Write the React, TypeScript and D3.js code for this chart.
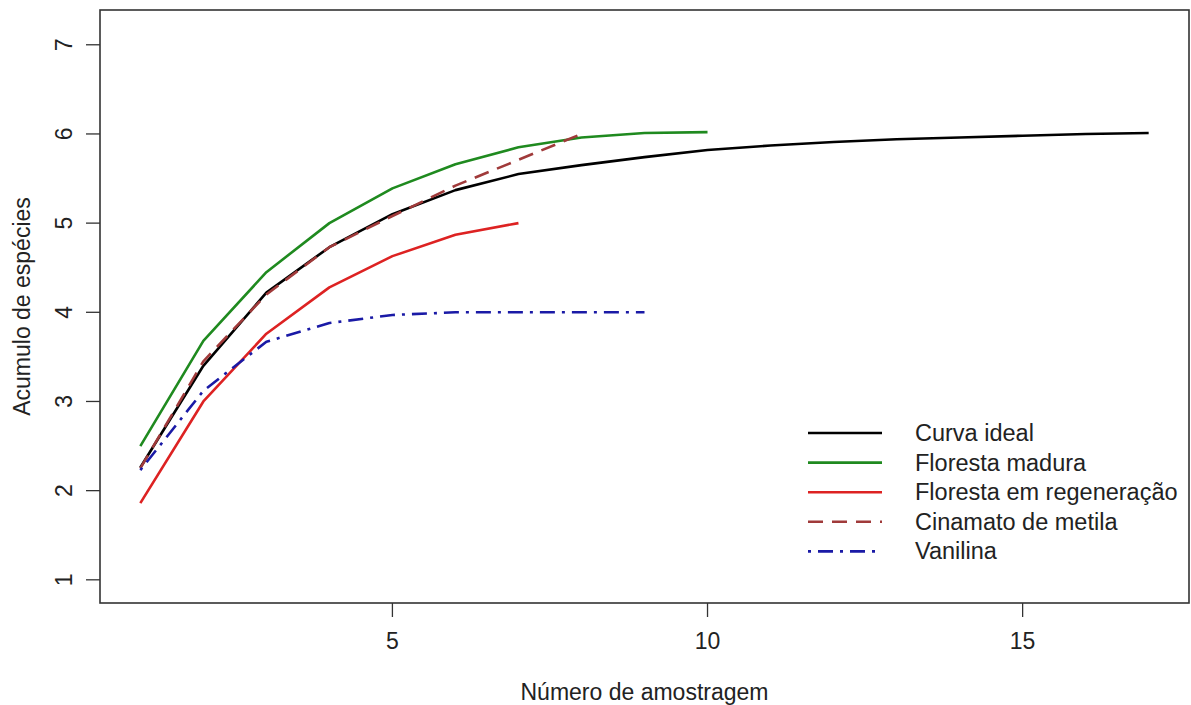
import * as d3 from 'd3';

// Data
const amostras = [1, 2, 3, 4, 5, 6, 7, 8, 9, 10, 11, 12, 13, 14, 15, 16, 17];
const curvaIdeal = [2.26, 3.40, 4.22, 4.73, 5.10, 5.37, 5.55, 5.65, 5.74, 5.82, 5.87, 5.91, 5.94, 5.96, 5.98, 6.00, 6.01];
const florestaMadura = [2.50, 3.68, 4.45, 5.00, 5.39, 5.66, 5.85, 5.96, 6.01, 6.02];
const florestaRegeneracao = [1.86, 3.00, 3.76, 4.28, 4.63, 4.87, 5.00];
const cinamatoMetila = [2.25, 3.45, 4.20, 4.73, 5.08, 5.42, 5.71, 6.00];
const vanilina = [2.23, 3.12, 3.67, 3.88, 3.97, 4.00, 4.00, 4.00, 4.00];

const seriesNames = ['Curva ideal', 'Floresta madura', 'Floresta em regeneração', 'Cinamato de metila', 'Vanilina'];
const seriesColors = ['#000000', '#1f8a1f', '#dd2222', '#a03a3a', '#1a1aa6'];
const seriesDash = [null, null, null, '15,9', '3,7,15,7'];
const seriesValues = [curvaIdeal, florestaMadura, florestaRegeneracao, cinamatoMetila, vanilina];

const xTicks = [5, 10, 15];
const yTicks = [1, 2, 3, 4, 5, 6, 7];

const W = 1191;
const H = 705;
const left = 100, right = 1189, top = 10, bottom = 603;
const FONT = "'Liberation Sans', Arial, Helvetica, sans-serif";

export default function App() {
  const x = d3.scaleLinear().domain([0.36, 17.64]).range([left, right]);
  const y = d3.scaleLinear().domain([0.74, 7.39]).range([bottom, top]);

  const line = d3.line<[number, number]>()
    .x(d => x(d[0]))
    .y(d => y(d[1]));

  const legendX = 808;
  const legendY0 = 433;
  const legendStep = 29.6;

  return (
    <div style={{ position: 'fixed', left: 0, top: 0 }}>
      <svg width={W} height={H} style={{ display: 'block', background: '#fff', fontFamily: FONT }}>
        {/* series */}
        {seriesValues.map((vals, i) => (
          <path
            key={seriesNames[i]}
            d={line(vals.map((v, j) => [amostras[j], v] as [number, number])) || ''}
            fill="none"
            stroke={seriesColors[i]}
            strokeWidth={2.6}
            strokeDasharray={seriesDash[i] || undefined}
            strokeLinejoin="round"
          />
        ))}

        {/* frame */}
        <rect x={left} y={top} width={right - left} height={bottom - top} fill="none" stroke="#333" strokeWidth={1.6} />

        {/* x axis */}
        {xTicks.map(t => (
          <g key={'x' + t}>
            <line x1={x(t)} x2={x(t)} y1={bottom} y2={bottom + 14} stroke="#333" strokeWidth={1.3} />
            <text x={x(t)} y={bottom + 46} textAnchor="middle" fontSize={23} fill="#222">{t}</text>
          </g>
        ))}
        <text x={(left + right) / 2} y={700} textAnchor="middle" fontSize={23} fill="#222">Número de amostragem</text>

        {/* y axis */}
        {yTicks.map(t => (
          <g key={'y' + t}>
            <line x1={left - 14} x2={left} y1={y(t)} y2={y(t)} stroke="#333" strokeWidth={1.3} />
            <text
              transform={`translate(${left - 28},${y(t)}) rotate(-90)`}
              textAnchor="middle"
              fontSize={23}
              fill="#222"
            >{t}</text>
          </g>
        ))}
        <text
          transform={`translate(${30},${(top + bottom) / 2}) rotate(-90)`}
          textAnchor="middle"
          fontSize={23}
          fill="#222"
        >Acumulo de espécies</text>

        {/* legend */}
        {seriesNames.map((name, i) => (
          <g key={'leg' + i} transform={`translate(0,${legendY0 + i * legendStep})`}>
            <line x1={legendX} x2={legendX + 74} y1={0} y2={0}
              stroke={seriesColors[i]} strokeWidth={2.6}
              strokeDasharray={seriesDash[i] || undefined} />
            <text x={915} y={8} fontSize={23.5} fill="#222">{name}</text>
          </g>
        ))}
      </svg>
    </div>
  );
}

• • • • • • •

* Short task
Please reproduce the listing exactly from its opening line through the line that contains "import * as d3 from 'd3';", both included, with all pictures omitted.

* Reply
Write the React, TypeScript and D3.js code for this chart.
import * as d3 from 'd3';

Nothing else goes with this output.